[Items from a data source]
==========

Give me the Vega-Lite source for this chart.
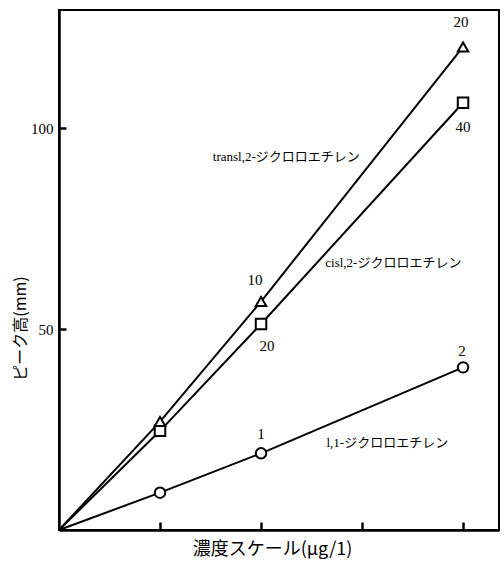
{
  "$schema": "https://vega.github.io/schema/vega-lite/v6.json",
  "autosize": "none",
  "width": 440,
  "height": 520,
  "padding": {"left": 59, "top": 10, "right": 5, "bottom": 31},
  "background": "white",
  "config": {
    "view": {"stroke": "black", "strokeWidth": 2},
    "font": "Liberation Serif, Noto Sans CJK JP"
  },
  "datasets": {
    "pts": [
      {"series": "l,1", "x": 0, "y": 0},
      {"series": "l,1", "x": 1, "y": 9.3},
      {"series": "l,1", "x": 2, "y": 19.1},
      {"series": "l,1", "x": 4, "y": 40.5},
      {"series": "cis", "x": 0, "y": 0},
      {"series": "cis", "x": 1, "y": 24.7},
      {"series": "cis", "x": 2, "y": 51.3},
      {"series": "cis", "x": 4, "y": 106.4},
      {"series": "trans", "x": 0, "y": 0},
      {"series": "trans", "x": 1, "y": 27.0},
      {"series": "trans", "x": 2, "y": 56.9},
      {"series": "trans", "x": 4, "y": 120.3}
    ],
    "labels": [
      {"text": "20", "x": 3.98, "y": 126.6, "size": 15},
      {"text": "40", "x": 4.0, "y": 100.4, "size": 15},
      {"text": "10", "x": 1.94, "y": 62.3, "size": 15},
      {"text": "20", "x": 2.06, "y": 45.7, "size": 15},
      {"text": "1", "x": 2.0, "y": 23.9, "size": 15},
      {"text": "2", "x": 3.99, "y": 44.6, "size": 15},
      {"text": "transl,2-ジクロロエチレン", "x": 2.25, "y": 92.9, "size": 13},
      {"text": "cisl,2-ジクロロエチレン", "x": 3.31, "y": 66.5, "size": 13},
      {"text": "l,1-ジクロロエチレン", "x": 3.25, "y": 21.7, "size": 13}
    ]
  },
  "encoding": {
    "x": {
      "field": "x", "type": "quantitative",
      "scale": {"domain": [0, 4.356], "nice": false, "zero": false},
      "axis": {
        "values": [1, 2, 3, 4], "labels": false, "grid": false,
        "tickSize": -8, "tickWidth": 2.5, "tickColor": "black",
        "domainColor": "black", "domainWidth": 2.5,
        "title": "濃度スケール(μg/1)", "titleFont": "Noto Sans CJK JP",
        "titleFontSize": 18, "titleFontWeight": "normal", "titleColor": "black",
        "titleX": 213, "titleY": 19, "titleAlign": "center", "titleBaseline": "middle"
      }
    },
    "y": {
      "field": "y", "type": "quantitative",
      "scale": {"domain": [0, 129.5], "nice": false},
      "axis": {
        "values": [50, 100], "grid": false,
        "tickSize": -7, "tickWidth": 2.5, "tickColor": "black",
        "domainColor": "black", "domainWidth": 2.5,
        "labelFont": "Liberation Serif", "labelFontSize": 15, "labelColor": "black",
        "labelPadding": 13,
        "title": "ピーク高(mm)", "titleFont": "Noto Sans CJK JP",
        "titleFontSize": 16, "titleFontWeight": "normal", "titleColor": "black",
        "titleX": -39, "titleY": 318, "titleAlign": "center", "titleBaseline": "middle", "titleAngle": -90
      }
    }
  },
  "layer": [
    {
      "data": {"name": "pts"},
      "mark": {"type": "line", "color": "black", "strokeWidth": 2},
      "encoding": {"detail": {"field": "series"}, "order": {"field": "x"}}
    },
    {
      "data": {"name": "pts"},
      "transform": [{"filter": "datum.x > 0"}],
      "mark": {"type": "point", "filled": false, "fill": "white", "fillOpacity": 1, "stroke": "black", "strokeWidth": 2, "opacity": 1, "size": 110},
      "encoding": {
        "shape": {
          "field": "series",
          "scale": {"domain": ["l,1", "cis", "trans"], "range": ["circle", "square", "triangle-up"]},
          "legend": null
        }
      }
    },
    {
      "data": {"name": "labels"},
      "mark": {"type": "text", "color": "black", "font": "Liberation Serif, Noto Sans CJK JP", "align": "center", "baseline": "middle"},
      "encoding": {
        "text": {"field": "text"},
        "size": {"field": "size", "type": "quantitative", "scale": null}
      }
    }
  ]
}
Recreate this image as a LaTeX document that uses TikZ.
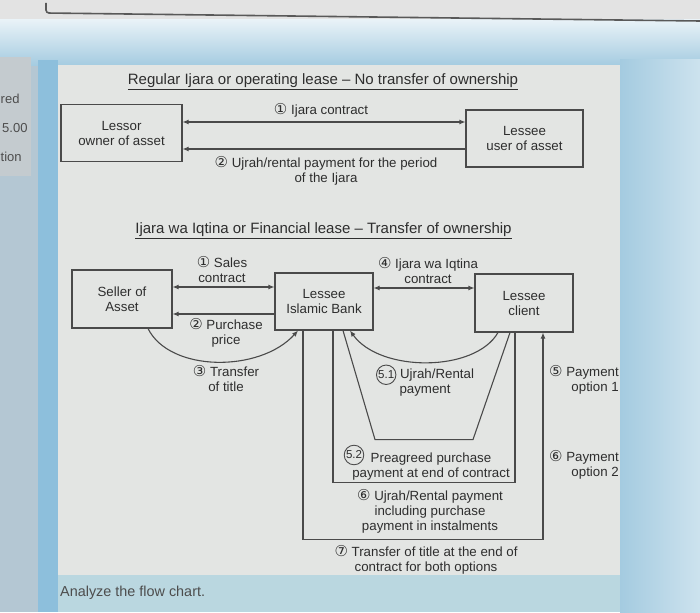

==========

→ **Instruction**
Copy the data character for character, but drop all pictures from the copy.

→ **Solved exercise**
Give me the Vega-Lite source for this chart.
{
  "$schema": "https://vega.github.io/schema/vega-lite/v6.json",
  "autosize": "none",
  "width": 440,
  "height": 520,
  "padding": {"left": 59, "top": 10, "right": 5, "bottom": 31},
  "background": "white",
  "config": {
    "view": {"stroke": "black", "strokeWidth": 2},
    "font": "Liberation Serif, Noto Sans CJK JP"
  },
  "datasets": {
    "pts": [
      {"series": "l,1", "x": 0, "y": 0},
      {"series": "l,1", "x": 1, "y": 9.3},
      {"series": "l,1", "x": 2, "y": 19.1},
      {"series": "l,1", "x": 4, "y": 40.5},
      {"series": "cis", "x": 0, "y": 0},
      {"series": "cis", "x": 1, "y": 24.7},
      {"series": "cis", "x": 2, "y": 51.3},
      {"series": "cis", "x": 4, "y": 106.4},
      {"series": "trans", "x": 0, "y": 0},
      {"series": "trans", "x": 1, "y": 27.0},
      {"series": "trans", "x": 2, "y": 56.9},
      {"series": "trans", "x": 4, "y": 120.3}
    ],
    "labels": [
      {"text": "20", "x": 3.98, "y": 126.6, "size": 15},
      {"text": "40", "x": 4.0, "y": 100.4, "size": 15},
      {"text": "10", "x": 1.94, "y": 62.3, "size": 15},
      {"text": "20", "x": 2.06, "y": 45.7, "size": 15},
      {"text": "1", "x": 2.0, "y": 23.9, "size": 15},
      {"text": "2", "x": 3.99, "y": 44.6, "size": 15},
      {"text": "transl,2-ジクロロエチレン", "x": 2.25, "y": 92.9, "size": 13},
      {"text": "cisl,2-ジクロロエチレン", "x": 3.31, "y": 66.5, "size": 13},
      {"text": "l,1-ジクロロエチレン", "x": 3.25, "y": 21.7, "size": 13}
    ]
  },
  "encoding": {
    "x": {
      "field": "x", "type": "quantitative",
      "scale": {"domain": [0, 4.356], "nice": false, "zero": false},
      "axis": {
        "values": [1, 2, 3, 4], "labels": false, "grid": false,
        "tickSize": -8, "tickWidth": 2.5, "tickColor": "black",
        "domainColor": "black", "domainWidth": 2.5,
        "title": "濃度スケール(μg/1)", "titleFont": "Noto Sans CJK JP",
        "titleFontSize": 18, "titleFontWeight": "normal", "titleColor": "black",
        "titleX": 213, "titleY": 19, "titleAlign": "center", "titleBaseline": "middle"
      }
    },
    "y": {
      "field": "y", "type": "quantitative",
      "scale": {"domain": [0, 129.5], "nice": false},
      "axis": {
        "values": [50, 100], "grid": false,
        "tickSize": -7, "tickWidth": 2.5, "tickColor": "black",
        "domainColor": "black", "domainWidth": 2.5,
        "labelFont": "Liberation Serif", "labelFontSize": 15, "labelColor": "black",
        "labelPadding": 13,
        "title": "ピーク高(mm)", "titleFont": "Noto Sans CJK JP",
        "titleFontSize": 16, "titleFontWeight": "normal", "titleColor": "black",
        "titleX": -39, "titleY": 318, "titleAlign": "center", "titleBaseline": "middle", "titleAngle": -90
      }
    }
  },
  "layer": [
    {
      "data": {"name": "pts"},
      "mark": {"type": "line", "color": "black", "strokeWidth": 2},
      "encoding": {"detail": {"field": "series"}, "order": {"field": "x"}}
    },
    {
      "data": {"name": "pts"},
      "transform": [{"filter": "datum.x > 0"}],
      "mark": {"type": "point", "filled": false, "fill": "white", "fillOpacity": 1, "stroke": "black", "strokeWidth": 2, "opacity": 1, "size": 110},
      "encoding": {
        "shape": {
          "field": "series",
          "scale": {"domain": ["l,1", "cis", "trans"], "range": ["circle", "square", "triangle-up"]},
          "legend": null
        }
      }
    },
    {
      "data": {"name": "labels"},
      "mark": {"type": "text", "color": "black", "font": "Liberation Serif, Noto Sans CJK JP", "align": "center", "baseline": "middle"},
      "encoding": {
        "text": {"field": "text"},
        "size": {"field": "size", "type": "quantitative", "scale": null}
      }
    }
  ]
}
Recreate this image as a LaTeX document that uses TikZ.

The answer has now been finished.